WHAT TO DO —
Restate the data exactly as given and keep the pictures out.

┌─ DATASET EXTRACT

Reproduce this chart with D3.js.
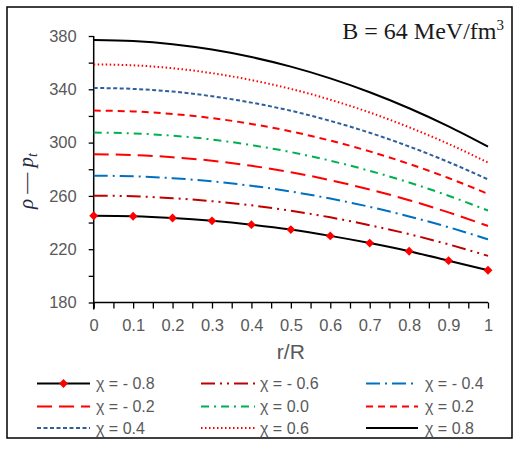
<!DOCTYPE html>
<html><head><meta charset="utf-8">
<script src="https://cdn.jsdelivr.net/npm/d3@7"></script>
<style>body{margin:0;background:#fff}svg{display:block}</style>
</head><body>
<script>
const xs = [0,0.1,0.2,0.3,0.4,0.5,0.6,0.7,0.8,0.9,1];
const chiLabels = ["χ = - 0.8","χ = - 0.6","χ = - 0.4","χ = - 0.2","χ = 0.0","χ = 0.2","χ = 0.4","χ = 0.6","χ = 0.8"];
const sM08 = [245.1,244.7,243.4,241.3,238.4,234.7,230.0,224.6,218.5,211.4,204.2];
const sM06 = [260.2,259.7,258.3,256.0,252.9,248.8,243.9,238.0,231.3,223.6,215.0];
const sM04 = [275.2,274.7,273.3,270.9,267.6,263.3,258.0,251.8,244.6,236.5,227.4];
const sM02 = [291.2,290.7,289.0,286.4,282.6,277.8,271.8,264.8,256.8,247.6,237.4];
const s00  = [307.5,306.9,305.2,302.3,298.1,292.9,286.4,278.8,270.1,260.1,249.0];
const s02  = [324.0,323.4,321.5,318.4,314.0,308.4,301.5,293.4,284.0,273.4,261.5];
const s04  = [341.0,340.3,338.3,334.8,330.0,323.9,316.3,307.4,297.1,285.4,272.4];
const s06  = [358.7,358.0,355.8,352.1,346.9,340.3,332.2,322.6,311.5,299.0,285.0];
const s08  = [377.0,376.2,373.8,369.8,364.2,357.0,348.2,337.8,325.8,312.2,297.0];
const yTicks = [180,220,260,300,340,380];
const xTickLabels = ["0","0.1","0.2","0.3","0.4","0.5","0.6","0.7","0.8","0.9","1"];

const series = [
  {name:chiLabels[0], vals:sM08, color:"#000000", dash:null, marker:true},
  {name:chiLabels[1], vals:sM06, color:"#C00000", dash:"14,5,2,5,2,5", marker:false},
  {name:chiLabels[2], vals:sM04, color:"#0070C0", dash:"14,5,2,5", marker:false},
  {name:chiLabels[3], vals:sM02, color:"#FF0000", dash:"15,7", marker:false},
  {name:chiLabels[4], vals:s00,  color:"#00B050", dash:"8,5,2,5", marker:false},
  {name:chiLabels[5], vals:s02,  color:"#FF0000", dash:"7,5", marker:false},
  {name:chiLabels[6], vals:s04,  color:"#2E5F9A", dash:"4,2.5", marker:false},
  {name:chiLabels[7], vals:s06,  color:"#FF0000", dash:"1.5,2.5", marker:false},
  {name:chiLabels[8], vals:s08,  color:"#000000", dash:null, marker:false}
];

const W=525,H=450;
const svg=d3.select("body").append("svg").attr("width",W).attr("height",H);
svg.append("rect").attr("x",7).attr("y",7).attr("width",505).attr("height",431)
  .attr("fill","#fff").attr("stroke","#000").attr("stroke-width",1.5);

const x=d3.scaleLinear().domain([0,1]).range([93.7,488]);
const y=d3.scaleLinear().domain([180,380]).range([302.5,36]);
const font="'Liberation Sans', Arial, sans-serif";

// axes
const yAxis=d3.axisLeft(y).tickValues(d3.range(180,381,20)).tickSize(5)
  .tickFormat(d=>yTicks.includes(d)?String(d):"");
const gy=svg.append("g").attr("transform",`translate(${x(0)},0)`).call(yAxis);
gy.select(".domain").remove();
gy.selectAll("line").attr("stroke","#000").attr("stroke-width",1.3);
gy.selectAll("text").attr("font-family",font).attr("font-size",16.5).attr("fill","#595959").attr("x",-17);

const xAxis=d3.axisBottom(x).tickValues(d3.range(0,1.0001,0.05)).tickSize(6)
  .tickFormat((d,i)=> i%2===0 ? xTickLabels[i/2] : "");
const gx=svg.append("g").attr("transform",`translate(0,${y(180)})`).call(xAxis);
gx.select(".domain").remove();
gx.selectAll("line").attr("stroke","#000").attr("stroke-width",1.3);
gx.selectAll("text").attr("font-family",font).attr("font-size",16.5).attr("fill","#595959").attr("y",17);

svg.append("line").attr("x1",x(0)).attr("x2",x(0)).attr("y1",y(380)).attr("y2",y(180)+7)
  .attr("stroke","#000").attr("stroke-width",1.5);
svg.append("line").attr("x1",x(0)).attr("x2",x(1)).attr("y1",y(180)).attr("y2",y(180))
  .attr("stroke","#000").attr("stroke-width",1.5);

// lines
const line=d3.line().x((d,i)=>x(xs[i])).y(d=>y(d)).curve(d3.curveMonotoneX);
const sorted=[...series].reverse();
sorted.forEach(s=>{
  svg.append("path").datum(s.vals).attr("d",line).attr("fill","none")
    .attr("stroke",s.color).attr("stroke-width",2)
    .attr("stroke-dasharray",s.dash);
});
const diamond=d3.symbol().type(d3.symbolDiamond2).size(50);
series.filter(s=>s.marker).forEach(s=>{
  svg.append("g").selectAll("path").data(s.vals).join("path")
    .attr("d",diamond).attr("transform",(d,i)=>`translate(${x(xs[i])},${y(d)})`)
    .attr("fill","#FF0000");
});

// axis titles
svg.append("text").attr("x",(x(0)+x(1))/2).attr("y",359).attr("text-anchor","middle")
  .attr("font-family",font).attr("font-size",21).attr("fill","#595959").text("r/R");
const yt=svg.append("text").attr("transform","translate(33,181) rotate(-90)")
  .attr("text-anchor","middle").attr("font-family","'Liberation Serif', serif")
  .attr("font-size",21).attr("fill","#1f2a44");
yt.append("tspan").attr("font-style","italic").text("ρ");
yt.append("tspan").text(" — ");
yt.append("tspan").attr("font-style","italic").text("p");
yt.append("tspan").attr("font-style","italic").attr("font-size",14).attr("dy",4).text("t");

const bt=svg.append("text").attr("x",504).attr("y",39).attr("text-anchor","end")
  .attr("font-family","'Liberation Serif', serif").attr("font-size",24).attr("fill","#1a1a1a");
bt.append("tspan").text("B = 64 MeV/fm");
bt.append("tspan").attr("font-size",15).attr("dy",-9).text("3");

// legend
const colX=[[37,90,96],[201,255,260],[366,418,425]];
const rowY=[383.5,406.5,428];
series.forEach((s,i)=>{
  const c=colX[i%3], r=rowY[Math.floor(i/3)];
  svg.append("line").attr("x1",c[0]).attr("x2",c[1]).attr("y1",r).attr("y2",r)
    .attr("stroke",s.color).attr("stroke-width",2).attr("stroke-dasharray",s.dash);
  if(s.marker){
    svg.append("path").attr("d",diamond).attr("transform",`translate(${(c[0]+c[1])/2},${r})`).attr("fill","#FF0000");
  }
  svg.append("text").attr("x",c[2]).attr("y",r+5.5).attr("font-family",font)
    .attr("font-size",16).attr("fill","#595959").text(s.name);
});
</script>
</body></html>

└─

EXERCISE OUTPUT —
Reproduce this chart with D3.js.
<!DOCTYPE html>
<html><head><meta charset="utf-8">
<script src="https://cdn.jsdelivr.net/npm/d3@7"></script>
<style>body{margin:0;background:#fff}svg{display:block}</style>
</head><body>
<script>
const xs = [0,0.1,0.2,0.3,0.4,0.5,0.6,0.7,0.8,0.9,1];
const chiLabels = ["χ = - 0.8","χ = - 0.6","χ = - 0.4","χ = - 0.2","χ = 0.0","χ = 0.2","χ = 0.4","χ = 0.6","χ = 0.8"];
const sM08 = [245.1,244.7,243.4,241.3,238.4,234.7,230.0,224.6,218.5,211.4,204.2];
const sM06 = [260.2,259.7,258.3,256.0,252.9,248.8,243.9,238.0,231.3,223.6,215.0];
const sM04 = [275.2,274.7,273.3,270.9,267.6,263.3,258.0,251.8,244.6,236.5,227.4];
const sM02 = [291.2,290.7,289.0,286.4,282.6,277.8,271.8,264.8,256.8,247.6,237.4];
const s00  = [307.5,306.9,305.2,302.3,298.1,292.9,286.4,278.8,270.1,260.1,249.0];
const s02  = [324.0,323.4,321.5,318.4,314.0,308.4,301.5,293.4,284.0,273.4,261.5];
const s04  = [341.0,340.3,338.3,334.8,330.0,323.9,316.3,307.4,297.1,285.4,272.4];
const s06  = [358.7,358.0,355.8,352.1,346.9,340.3,332.2,322.6,311.5,299.0,285.0];
const s08  = [377.0,376.2,373.8,369.8,364.2,357.0,348.2,337.8,325.8,312.2,297.0];
const yTicks = [180,220,260,300,340,380];
const xTickLabels = ["0","0.1","0.2","0.3","0.4","0.5","0.6","0.7","0.8","0.9","1"];

const series = [
  {name:chiLabels[0], vals:sM08, color:"#000000", dash:null, marker:true},
  {name:chiLabels[1], vals:sM06, color:"#C00000", dash:"14,5,2,5,2,5", marker:false},
  {name:chiLabels[2], vals:sM04, color:"#0070C0", dash:"14,5,2,5", marker:false},
  {name:chiLabels[3], vals:sM02, color:"#FF0000", dash:"15,7", marker:false},
  {name:chiLabels[4], vals:s00,  color:"#00B050", dash:"8,5,2,5", marker:false},
  {name:chiLabels[5], vals:s02,  color:"#FF0000", dash:"7,5", marker:false},
  {name:chiLabels[6], vals:s04,  color:"#2E5F9A", dash:"4,2.5", marker:false},
  {name:chiLabels[7], vals:s06,  color:"#FF0000", dash:"1.5,2.5", marker:false},
  {name:chiLabels[8], vals:s08,  color:"#000000", dash:null, marker:false}
];

const W=525,H=450;
const svg=d3.select("body").append("svg").attr("width",W).attr("height",H);
svg.append("rect").attr("x",7).attr("y",7).attr("width",505).attr("height",431)
  .attr("fill","#fff").attr("stroke","#000").attr("stroke-width",1.5);

const x=d3.scaleLinear().domain([0,1]).range([93.7,488]);
const y=d3.scaleLinear().domain([180,380]).range([302.5,36]);
const font="'Liberation Sans', Arial, sans-serif";

// axes
const yAxis=d3.axisLeft(y).tickValues(d3.range(180,381,20)).tickSize(5)
  .tickFormat(d=>yTicks.includes(d)?String(d):"");
const gy=svg.append("g").attr("transform",`translate(${x(0)},0)`).call(yAxis);
gy.select(".domain").remove();
gy.selectAll("line").attr("stroke","#000").attr("stroke-width",1.3);
gy.selectAll("text").attr("font-family",font).attr("font-size",16.5).attr("fill","#595959").attr("x",-17);

const xAxis=d3.axisBottom(x).tickValues(d3.range(0,1.0001,0.05)).tickSize(6)
  .tickFormat((d,i)=> i%2===0 ? xTickLabels[i/2] : "");
const gx=svg.append("g").attr("transform",`translate(0,${y(180)})`).call(xAxis);
gx.select(".domain").remove();
gx.selectAll("line").attr("stroke","#000").attr("stroke-width",1.3);
gx.selectAll("text").attr("font-family",font).attr("font-size",16.5).attr("fill","#595959").attr("y",17);

svg.append("line").attr("x1",x(0)).attr("x2",x(0)).attr("y1",y(380)).attr("y2",y(180)+7)
  .attr("stroke","#000").attr("stroke-width",1.5);
svg.append("line").attr("x1",x(0)).attr("x2",x(1)).attr("y1",y(180)).attr("y2",y(180))
  .attr("stroke","#000").attr("stroke-width",1.5);

// lines
const line=d3.line().x((d,i)=>x(xs[i])).y(d=>y(d)).curve(d3.curveMonotoneX);
const sorted=[...series].reverse();
sorted.forEach(s=>{
  svg.append("path").datum(s.vals).attr("d",line).attr("fill","none")
    .attr("stroke",s.color).attr("stroke-width",2)
    .attr("stroke-dasharray",s.dash);
});
const diamond=d3.symbol().type(d3.symbolDiamond2).size(50);
series.filter(s=>s.marker).forEach(s=>{
  svg.append("g").selectAll("path").data(s.vals).join("path")
    .attr("d",diamond).attr("transform",(d,i)=>`translate(${x(xs[i])},${y(d)})`)
    .attr("fill","#FF0000");
});

// axis titles
svg.append("text").attr("x",(x(0)+x(1))/2).attr("y",359).attr("text-anchor","middle")
  .attr("font-family",font).attr("font-size",21).attr("fill","#595959").text("r/R");
const yt=svg.append("text").attr("transform","translate(33,181) rotate(-90)")
  .attr("text-anchor","middle").attr("font-family","'Liberation Serif', serif")
  .attr("font-size",21).attr("fill","#1f2a44");
yt.append("tspan").attr("font-style","italic").text("ρ");
yt.append("tspan").text(" — ");
yt.append("tspan").attr("font-style","italic").text("p");
yt.append("tspan").attr("font-style","italic").attr("font-size",14).attr("dy",4).text("t");

const bt=svg.append("text").attr("x",504).attr("y",39).attr("text-anchor","end")
  .attr("font-family","'Liberation Serif', serif").attr("font-size",24).attr("fill","#1a1a1a");
bt.append("tspan").text("B = 64 MeV/fm");
bt.append("tspan").attr("font-size",15).attr("dy",-9).text("3");

// legend
const colX=[[37,90,96],[201,255,260],[366,418,425]];
const rowY=[383.5,406.5,428];
series.forEach((s,i)=>{
  const c=colX[i%3], r=rowY[Math.floor(i/3)];
  svg.append("line").attr("x1",c[0]).attr("x2",c[1]).attr("y1",r).attr("y2",r)
    .attr("stroke",s.color).attr("stroke-width",2).attr("stroke-dasharray",s.dash);
  if(s.marker){
    svg.append("path").attr("d",diamond).attr("transform",`translate(${(c[0]+c[1])/2},${r})`).attr("fill","#FF0000");
  }
  svg.append("text").attr("x",c[2]).attr("y",r+5.5).attr("font-family",font)
    .attr("font-size",16).attr("fill","#595959").text(s.name);
});
</script>
</body></html>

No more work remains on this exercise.